> Problem
Gather, from the data below, each line in which the word "chart" occurs.

> Data excerpt
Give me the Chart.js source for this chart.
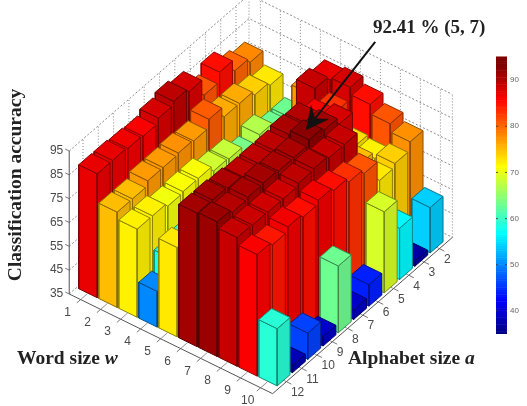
<!DOCTYPE html>
<html lang="en">
<head>
  <meta charset="UTF-8">
  <title>Classification accuracy by word size and alphabet size</title>
  <script src="https://cdn.jsdelivr.net/npm/chart.js"></script>
  <style>
    body { margin: 0; background: #fff; }
    canvas { display: block; }
  </style>
</head>
<body>
  <canvas id="chart" width="527" height="406"></canvas>

  <script>
    const wordSizes = [1, 2, 3, 4, 5, 6, 7, 8, 9, 10];
    const alphabetSizes = [2, 3, 4, 5, 6, 7, 8, 9, 10, 11, 12];
    const accuracyTicks = [35, 45, 55, 65, 75, 85, 95];
    const colorbarTicks = [40, 50, 60, 70, 80, 90];

    // accuracy per word size, one value for each alphabet size 2..12
    const accW1 = [78, 80, 85, 81, 88, 89.5, 88, 86, 86.5, 87, 87];
    const accW2 = [72.5, 74, 76, 76, 80.5, 77, 77.5, 77, 77, 75, 75];
    const accW3 = [63, 63, 67, 63.5, 68, 68.5, 71, 71, 70.5, 72, 72];
    const accW4 = [77, 60, 60, 60, 60, 58, 58, 58, 60, 58, 50];
    const accW5 = [87, 89, 70, 68, 66, 64, 62, 60, 60, 65, 72.5];
    const accW6 = [88, 83, 86, 90, 90.5, 89.5, 89.5, 89.5, 90.4, 91, 91];
    const accW7 = [85, 73, 88, 91, 92.41, 90.5, 90.5, 91, 90.7, 90, 91.5];
    const accW8 = [81, 72, 75, 89, 89, 90, 89.5, 88.5, 88.5, 88.7, 89];
    const accW9 = [77.5, 74, 72.5, 81, 83, 85, 86.5, 85, 86.5, 84.5, 86];
    const accW10 = [54, 37, 56.5, 69, 44, 39, 63, 39, 46, 38, 59];
    const accuracy = [accW1, accW2, accW3, accW4, accW5, accW6, accW7, accW8, accW9, accW10];

    const bestWord = 7, bestAlphabet = 6, bestAccuracy = 92.41;
    const bestLabel = '92.41 % (5, 7)';

    const zMin = 35, zMax = 95;
    const colorMax = 93;
    const wLo = 0.43, wHi = 10.6, aLo = 1.15, aHi = 12.9;

    // oblique view: word size goes down-right, alphabet size goes down-left
    function project(w, a, z) {
      return {
        x: 94.4 + 20 * (w - 1) - 15.3 * (a - 12),
        y: 287.6 + 9.8 * (w - 1) + 13.3 * (a - 12) - 2.383 * (z - zMin)
      };
    }

    // jet colormap, dark red from colorMax upwards
    function jet(v) {
      const t = Math.min(1, (v - zMin) / (colorMax - zMin));
      const c = d => Math.max(0, Math.min(1, 1.5 - Math.abs(4 * t - d)));
      return [c(3), c(2), c(1)];
    }
    function rgb(col, k) {
      return 'rgb(' + col.map(n => Math.round(n * k * 255)).join(',') + ')';
    }

    const drawList = [];

    function addLine(points, color, width, dash) {
      drawList.push({
        data: points, borderColor: color, borderWidth: width, borderDash: dash || [],
        fill: false, pointRadius: 0, tension: 0
      });
    }
    function addFace(points, fillColor, edgeColor) {
      drawList.push({
        data: points.concat([points[0]]), borderColor: edgeColor, borderWidth: 1,
        backgroundColor: fillColor, fill: 'shape', pointRadius: 0, tension: 0
      });
    }

    // back walls
    const gridColor = '#6e6e6e';
    accuracyTicks.forEach(z => {
      addLine([project(wLo, aHi, z), project(wLo, aLo, z), project(wHi, aLo, z)], gridColor, 0.8, [2, 2]);
    });
    alphabetSizes.forEach(a => {
      addLine([project(wLo, a, zMin), project(wLo, a, zMax)], gridColor, 0.8, [1, 2]);
    });
    wordSizes.forEach(w => {
      addLine([project(w, aLo, zMin), project(w, aLo, zMax)], gridColor, 0.8, [1, 2]);
    });
    addLine([project(wLo, aLo, zMin), project(wLo, aLo, zMax)], gridColor, 0.8, [1, 2]);
    addLine([project(wHi, aLo, zMin), project(wHi, aLo, zMax)], gridColor, 0.8, [1, 2]);

    // floor edges and tick marks
    addLine([project(wLo, aHi, zMin), project(wHi, aHi, zMin), project(wHi, aLo, zMin)], '#555', 1);
    addLine([project(wLo, aHi, zMin), project(wLo, aHi, zMax)], '#555', 1);
    wordSizes.forEach(w => {
      addLine([project(w, aHi, zMin), project(w, aHi - 0.45, zMin)], '#777', 0.8);
      addLine([project(w, aHi, zMin), project(w, aHi + 0.25, zMin)], '#555', 0.8);
    });
    alphabetSizes.forEach(a => {
      addLine([project(wHi, a, zMin), project(wHi - 0.35, a, zMin)], '#777', 0.8);
      addLine([project(wHi, a, zMin), project(wHi + 0.25, a, zMin)], '#555', 0.8);
    });
    accuracyTicks.forEach(z => {
      addLine([project(wLo, aHi, z), project(wLo - 0.2, aHi, z)], '#555', 0.8);
    });

    // bars, far ones first so the near ones cover them
    const halfW = 0.46, halfA = 0.42;
    wordSizes.forEach((w, i) => {
      alphabetSizes.forEach((a, j) => {
        const v = accuracy[i][j];
        const col = jet(v);
        const edge = rgb(col, 0.55);
        const w0 = w - halfW, w1 = w + halfW, a0 = a - halfA, a1 = a + halfA;
        addFace([project(w0, a1, zMin), project(w1, a1, zMin), project(w1, a1, v), project(w0, a1, v)], rgb(col, 1), edge);
        addFace([project(w1, a1, zMin), project(w1, a0, zMin), project(w1, a0, v), project(w1, a1, v)], rgb(col, 0.9), edge);
        addFace([project(w0, a1, v), project(w1, a1, v), project(w1, a0, v), project(w0, a0, v)], rgb(col, 1), edge);
      });
    });

    // arrow pointing at the best bar
    const tip = project(bestWord, bestAlphabet, bestAccuracy);
    const tail = { x: tip.x + 69, y: tip.y - 88 };
    const len = Math.hypot(tail.x - tip.x, tail.y - tip.y);
    const ux = (tail.x - tip.x) / len, uy = (tail.y - tip.y) / len;
    const headPoint = (along, side) => ({
      x: tip.x + ux * along - uy * side,
      y: tip.y + uy * along + ux * side
    });
    addLine([tail, headPoint(14, 0)], '#111', 2);
    drawList.push({
      data: [tip, headPoint(22, 11), headPoint(14, 0), headPoint(22, -11), tip],
      borderColor: '#111', borderWidth: 0.5, backgroundColor: '#111',
      fill: 'shape', pointRadius: 0, tension: 0
    });

    // colour bar on the right
    const barLeft = 496, barRight = 507;
    const barY = v => 334 - (v - zMin) * 4.617;
    for (let v = zMin; v < zMax; v += 0.5) {
      drawList.push({
        data: [{ x: barLeft, y: barY(v) }, { x: barRight, y: barY(v) }, { x: barRight, y: barY(v + 0.5) - 0.5 }, { x: barLeft, y: barY(v + 0.5) - 0.5 }],
        borderWidth: 0, backgroundColor: rgb(jet(v + 0.25), 1), fill: 'shape', pointRadius: 0, tension: 0
      });
    }
    colorbarTicks.forEach(v => {
      addLine([{ x: barLeft, y: barY(v) }, { x: barLeft + 2, y: barY(v) }], '#333', 0.8);
      addLine([{ x: barRight - 2, y: barY(v) }, { x: barRight, y: barY(v) }], '#333', 0.8);
    });

    // text: tick labels and titles
    const labelsPlugin = {
      id: 'labels',
      afterDraw(chart) {
        const ctx = chart.ctx;
        ctx.save();
        ctx.textBaseline = 'middle';

        ctx.fillStyle = '#4a4a4a';
        ctx.font = '12px "Liberation Sans"';
        ctx.textAlign = 'right';
        accuracyTicks.forEach(z => {
          const p = project(wLo, aHi, z);
          ctx.fillText(String(z), p.x - 6, p.y);
        });
        ctx.textAlign = 'center';
        wordSizes.forEach(w => {
          const p = project(w, aHi, zMin);
          ctx.fillText(String(w), p.x - 13, p.y + 13);
        });
        ctx.textAlign = 'left';
        alphabetSizes.forEach(a => {
          const p = project(wHi, a, zMin);
          ctx.fillText(String(a), p.x + 4.5, p.y + 11);
        });

        ctx.font = '8px "Liberation Sans"';
        ctx.fillStyle = '#666';
        colorbarTicks.forEach(v => ctx.fillText(String(v), 510, barY(v)));

        ctx.fillStyle = '#222';
        ctx.font = 'bold 19px "Liberation Serif"';
        ctx.fillText(bestLabel, 373, 28);

        ctx.font = 'bold 19.5px "Liberation Serif"';
        ctx.fillText('Word size ', 17, 359);
        let x = 17 + ctx.measureText('Word size ').width;
        ctx.font = 'italic bold 19.5px "Liberation Serif"';
        ctx.fillText('w', x, 359);

        ctx.font = 'bold 19.5px "Liberation Serif"';
        ctx.fillText('Alphabet size ', 348, 359);
        x = 348 + ctx.measureText('Alphabet size ').width;
        ctx.font = 'italic bold 19.5px "Liberation Serif"';
        ctx.fillText('a', x, 359);

        ctx.translate(16, 185);
        ctx.rotate(-Math.PI / 2);
        ctx.textAlign = 'center';
        ctx.font = 'bold 19.5px "Liberation Serif"';
        ctx.fillText('Classification accuracy', 0, 0);
        ctx.restore();
      }
    };

    new Chart(document.getElementById('chart').getContext('2d'), {
      type: 'line',
      // the library paints the first dataset last
      data: { datasets: drawList.slice().reverse() },
      plugins: [labelsPlugin],
      options: {
        responsive: false,
        animation: false,
        events: [],
        layout: { padding: 0 },
        plugins: { legend: { display: false }, tooltip: { enabled: false } },
        scales: {
          x: { type: 'linear', display: false, min: 0, max: 527 },
          y: { type: 'linear', display: false, min: 0, max: 406, reverse: true }
        }
      }
    });
  </script>
</body>
</html>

> Final answer
Give me the Chart.js source for this chart.
  <script src="https://cdn.jsdelivr.net/npm/chart.js"></script>
  <canvas id="chart" width="527" height="406"></canvas>
      afterDraw(chart) {
        const ctx = chart.ctx;
    new Chart(document.getElementById('chart').getContext('2d'), {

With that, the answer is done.